ボビー:もちろん。特に僕はそうだね。僕たちが育ったシアトル界隈には、DIY精神が溢れていたから。トラブルメーカーなところも少しあったから、僕はDIYに共感したと思うんだ。グリーン・デイやブリンク182、ヒップホップなどに夢中になったのもDIYと関係あるよね。シアトルでバンドをやってたら、自然と影響を受けるんだ。本気でバンド活動をやりたい18歳なら、車に楽器を積んで西海岸を回る。3週間ぐらい掛けて、知ってる会場、レコード店、地下室、コーヒーショップ、どこでも演奏して回るんだ。レーベルが声を掛けてくれるのを待ってたりしないね。みんなが自分で行動を起こしていた。僕たちの知り合い、バンド仲間は、みんなそうやってツアーをやって演奏していたよ。欲しければ、自分でゲットする、というのがモットーだね。レーベルや事務所はあとから付いてくる。そういうサブカル的な精神は、ビジネスなんて糞食らえという姿勢でもあったよ。いわゆるカウンターカルチャーだよね。シアトルからはニルヴァーナなども出てきたし、そういう地盤があったから。

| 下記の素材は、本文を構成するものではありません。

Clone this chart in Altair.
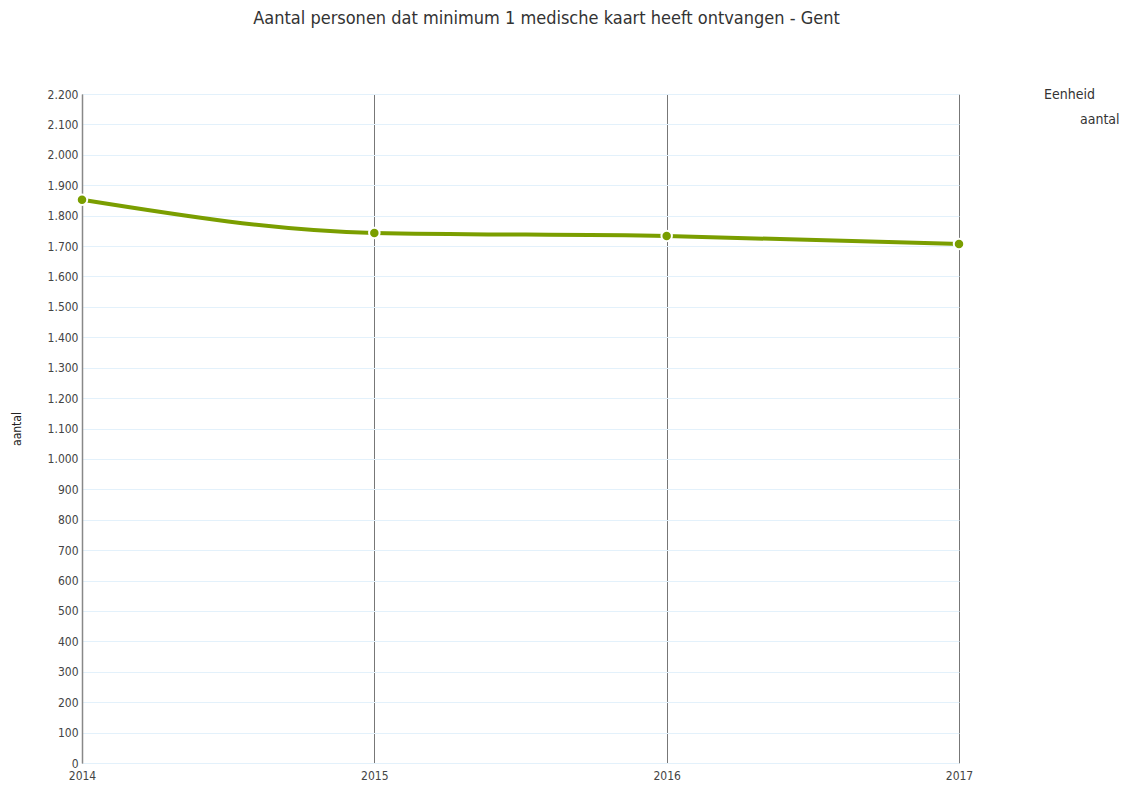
import altair as alt
import pandas as pd

years = [2014, 2015, 2016, 2017]
values = [1852, 1743, 1733, 1707]
unit = ["aantal", "aantal", "aantal", "aantal"]

df = pd.DataFrame({"jaar": years, "waarde": values, "Eenheid": unit})

FONT = "DejaVu Sans Condensed, Liberation Sans Narrow, Roboto, sans-serif"
GREEN = "#7a9e00"

x = alt.X("jaar:Q", scale=alt.Scale(domain=[2014, 2017], nice=False, zero=False),
          axis=alt.Axis(values=years, format="d", title=None, grid=True,
                        gridColor="#777777", gridWidth=1, domain=False, ticks=False,
                        labelFont=FONT, labelFontSize=12, labelColor="#444444",
                        labelPadding=7, labelFlush=False))
y = alt.Y("waarde:Q", scale=alt.Scale(domain=[0, 2200], nice=False),
          axis=alt.Axis(values=list(range(0, 2201, 100)), title="aantal",
                        labelExpr="replace(format(datum.value, ','), ',', '.')",
                        grid=True, gridColor="#e3f1fb", gridWidth=1,
                        domain=True, domainColor="#888888", domainWidth=1.5,
                        ticks=False, labelFont=FONT, labelFontSize=12, labelColor="#444444",
                        labelPadding=4, titleFont=FONT, titleFontSize=12,
                        titleFontWeight="normal", titleColor="#222222", titlePadding=24))

color = alt.Color("Eenheid:N", scale=alt.Scale(range=[GREEN]),
                  legend=alt.Legend(orient="none", legendX=962, legendY=-6,
                                    titleFont=FONT, titleFontSize=14, titleFontWeight="normal",
                                    titleColor="#333333", labelFont=FONT, labelFontSize=14,
                                    labelColor="#333333", symbolType="square",
                                    symbolOpacity=0, symbolSize=200, symbolOffset=10,
                                    labelOffset=10, labelLimit=100, titlePadding=10))

base = alt.Chart(df).encode(x=x, y=y, color=color)
line = base.mark_line(interpolate="monotone", strokeWidth=4, color=GREEN, clip=False)
pts = base.mark_point(filled=True, size=110, fill=GREEN, stroke="white", strokeWidth=2,
                      opacity=1, clip=False)

chart = (line + pts).properties(
    width=877, height=669,
    autosize=alt.AutoSizeParams(type="none"),
    padding={"left": 74, "top": 86, "right": 162, "bottom": 21},
    title=alt.TitleParams("Aantal personen dat minimum 1 medische kaart heeft ontvangen - Gent",
                          font=FONT, fontSize=18, fontWeight="normal", color="#333333",
                          anchor="middle", dx=26, offset=60),
).configure_view(stroke=None)

chart.save("out.html", embed_options={"renderer": "svg", "actions": False})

ー有名になってビジネス的にも成功したいと努力をする一方で、でも、それを避けていたりも?

ボビー:世界には80億人もいるから、自分のやりたいようにやればいい。成功したければそれでいいし、でも僕たち2人は、そういうのを目指してはないんだよね。エド・シーランになりたいとは思っていないんだ。

アントワン:僕は一生誰にも気づかれずに、コーヒーを買いに行けるくらいがちょうどいい。その一方で、自分のやりたい音楽を作ることができて、生計を立てられるならそれが理想だね。

ボビー:だから僕たちはマッドリブを尊敬しているんだ。ジョニー・グリーンウッドからも大きな影響を受けている。でも彼がコーヒーショップにいても、多くの人は気づかないと思うんだ。あと自分で何かを始めるってことが大切なんだ。名声やお金を追っても何も起こらない。自分が信じることをやって、それでムーブメントを起こすことが大切なんだ。